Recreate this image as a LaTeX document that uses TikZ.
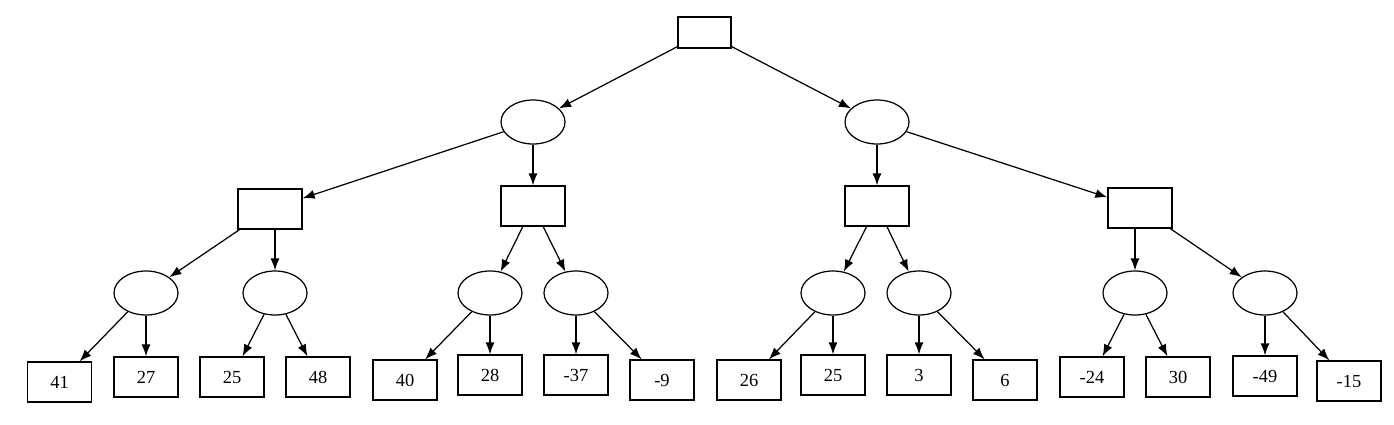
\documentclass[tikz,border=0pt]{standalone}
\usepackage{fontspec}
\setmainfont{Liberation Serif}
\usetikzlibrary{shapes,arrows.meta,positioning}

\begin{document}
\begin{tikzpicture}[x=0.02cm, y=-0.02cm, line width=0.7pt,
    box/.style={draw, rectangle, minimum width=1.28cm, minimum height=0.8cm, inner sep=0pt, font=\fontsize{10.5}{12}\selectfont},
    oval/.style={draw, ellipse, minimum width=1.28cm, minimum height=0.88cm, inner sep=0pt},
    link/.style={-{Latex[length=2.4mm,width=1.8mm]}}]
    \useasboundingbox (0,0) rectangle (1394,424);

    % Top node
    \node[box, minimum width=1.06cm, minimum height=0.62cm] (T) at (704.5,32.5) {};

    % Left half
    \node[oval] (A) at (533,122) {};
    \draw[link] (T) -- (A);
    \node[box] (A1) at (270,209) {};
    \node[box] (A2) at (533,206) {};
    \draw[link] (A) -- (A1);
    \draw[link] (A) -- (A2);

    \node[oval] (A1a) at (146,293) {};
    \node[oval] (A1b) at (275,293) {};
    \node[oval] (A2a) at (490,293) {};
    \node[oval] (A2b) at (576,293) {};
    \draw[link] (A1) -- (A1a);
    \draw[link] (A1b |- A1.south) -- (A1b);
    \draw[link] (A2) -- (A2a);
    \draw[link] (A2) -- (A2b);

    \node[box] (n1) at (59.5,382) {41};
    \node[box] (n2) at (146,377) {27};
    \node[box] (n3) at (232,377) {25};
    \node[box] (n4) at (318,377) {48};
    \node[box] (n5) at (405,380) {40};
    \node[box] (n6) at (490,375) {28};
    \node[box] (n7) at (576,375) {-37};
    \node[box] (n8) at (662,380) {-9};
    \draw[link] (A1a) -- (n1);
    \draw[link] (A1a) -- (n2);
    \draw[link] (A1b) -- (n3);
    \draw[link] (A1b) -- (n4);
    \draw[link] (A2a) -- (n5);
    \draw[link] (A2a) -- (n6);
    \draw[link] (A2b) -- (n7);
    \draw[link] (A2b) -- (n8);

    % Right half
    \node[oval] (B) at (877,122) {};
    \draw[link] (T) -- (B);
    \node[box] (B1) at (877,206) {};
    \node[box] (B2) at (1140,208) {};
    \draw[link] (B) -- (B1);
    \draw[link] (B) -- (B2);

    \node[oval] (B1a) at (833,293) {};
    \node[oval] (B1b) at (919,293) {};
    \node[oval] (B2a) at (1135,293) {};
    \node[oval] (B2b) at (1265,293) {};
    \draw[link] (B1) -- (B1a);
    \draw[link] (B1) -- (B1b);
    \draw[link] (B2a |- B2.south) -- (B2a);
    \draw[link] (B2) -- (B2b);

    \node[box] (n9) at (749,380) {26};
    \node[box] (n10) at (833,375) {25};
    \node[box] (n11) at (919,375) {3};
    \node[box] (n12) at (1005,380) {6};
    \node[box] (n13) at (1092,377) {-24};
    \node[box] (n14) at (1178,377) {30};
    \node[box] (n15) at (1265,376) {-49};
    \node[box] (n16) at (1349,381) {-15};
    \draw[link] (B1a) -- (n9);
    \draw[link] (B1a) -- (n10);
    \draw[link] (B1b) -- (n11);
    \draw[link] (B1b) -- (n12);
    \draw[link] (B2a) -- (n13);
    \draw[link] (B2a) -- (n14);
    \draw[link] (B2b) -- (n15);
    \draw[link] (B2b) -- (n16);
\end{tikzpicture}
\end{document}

● ● ●

Except for the pictures, reproduce every line exactly.

Recreate this image as a LaTeX document that uses TikZ.
\documentclass[tikz,border=0pt]{standalone}
\usepackage{fontspec}
\setmainfont{Liberation Serif}
\usetikzlibrary{shapes,arrows.meta,positioning}

\begin{document}
\begin{tikzpicture}[x=0.02cm, y=-0.02cm, line width=0.7pt,
    box/.style={draw, rectangle, minimum width=1.28cm, minimum height=0.8cm, inner sep=0pt, font=\fontsize{10.5}{12}\selectfont},
    oval/.style={draw, ellipse, minimum width=1.28cm, minimum height=0.88cm, inner sep=0pt},
    link/.style={-{Latex[length=2.4mm,width=1.8mm]}}]
    \useasboundingbox (0,0) rectangle (1394,424);

    % Top node
    \node[box, minimum width=1.06cm, minimum height=0.62cm] (T) at (704.5,32.5) {};

    % Left half
    \node[oval] (A) at (533,122) {};
    \draw[link] (T) -- (A);
    \node[box] (A1) at (270,209) {};
    \node[box] (A2) at (533,206) {};
    \draw[link] (A) -- (A1);
    \draw[link] (A) -- (A2);

    \node[oval] (A1a) at (146,293) {};
    \node[oval] (A1b) at (275,293) {};
    \node[oval] (A2a) at (490,293) {};
    \node[oval] (A2b) at (576,293) {};
    \draw[link] (A1) -- (A1a);
    \draw[link] (A1b |- A1.south) -- (A1b);
    \draw[link] (A2) -- (A2a);
    \draw[link] (A2) -- (A2b);

    \node[box] (n1) at (59.5,382) {41};
    \node[box] (n2) at (146,377) {27};
    \node[box] (n3) at (232,377) {25};
    \node[box] (n4) at (318,377) {48};
    \node[box] (n5) at (405,380) {40};
    \node[box] (n6) at (490,375) {28};
    \node[box] (n7) at (576,375) {-37};
    \node[box] (n8) at (662,380) {-9};
    \draw[link] (A1a) -- (n1);
    \draw[link] (A1a) -- (n2);
    \draw[link] (A1b) -- (n3);
    \draw[link] (A1b) -- (n4);
    \draw[link] (A2a) -- (n5);
    \draw[link] (A2a) -- (n6);
    \draw[link] (A2b) -- (n7);
    \draw[link] (A2b) -- (n8);

    % Right half
    \node[oval] (B) at (877,122) {};
    \draw[link] (T) -- (B);
    \node[box] (B1) at (877,206) {};
    \node[box] (B2) at (1140,208) {};
    \draw[link] (B) -- (B1);
    \draw[link] (B) -- (B2);

    \node[oval] (B1a) at (833,293) {};
    \node[oval] (B1b) at (919,293) {};
    \node[oval] (B2a) at (1135,293) {};
    \node[oval] (B2b) at (1265,293) {};
    \draw[link] (B1) -- (B1a);
    \draw[link] (B1) -- (B1b);
    \draw[link] (B2a |- B2.south) -- (B2a);
    \draw[link] (B2) -- (B2b);

    \node[box] (n9) at (749,380) {26};
    \node[box] (n10) at (833,375) {25};
    \node[box] (n11) at (919,375) {3};
    \node[box] (n12) at (1005,380) {6};
    \node[box] (n13) at (1092,377) {-24};
    \node[box] (n14) at (1178,377) {30};
    \node[box] (n15) at (1265,376) {-49};
    \node[box] (n16) at (1349,381) {-15};
    \draw[link] (B1a) -- (n9);
    \draw[link] (B1a) -- (n10);
    \draw[link] (B1b) -- (n11);
    \draw[link] (B1b) -- (n12);
    \draw[link] (B2a) -- (n13);
    \draw[link] (B2a) -- (n14);
    \draw[link] (B2b) -- (n15);
    \draw[link] (B2b) -- (n16);
\end{tikzpicture}
\end{document}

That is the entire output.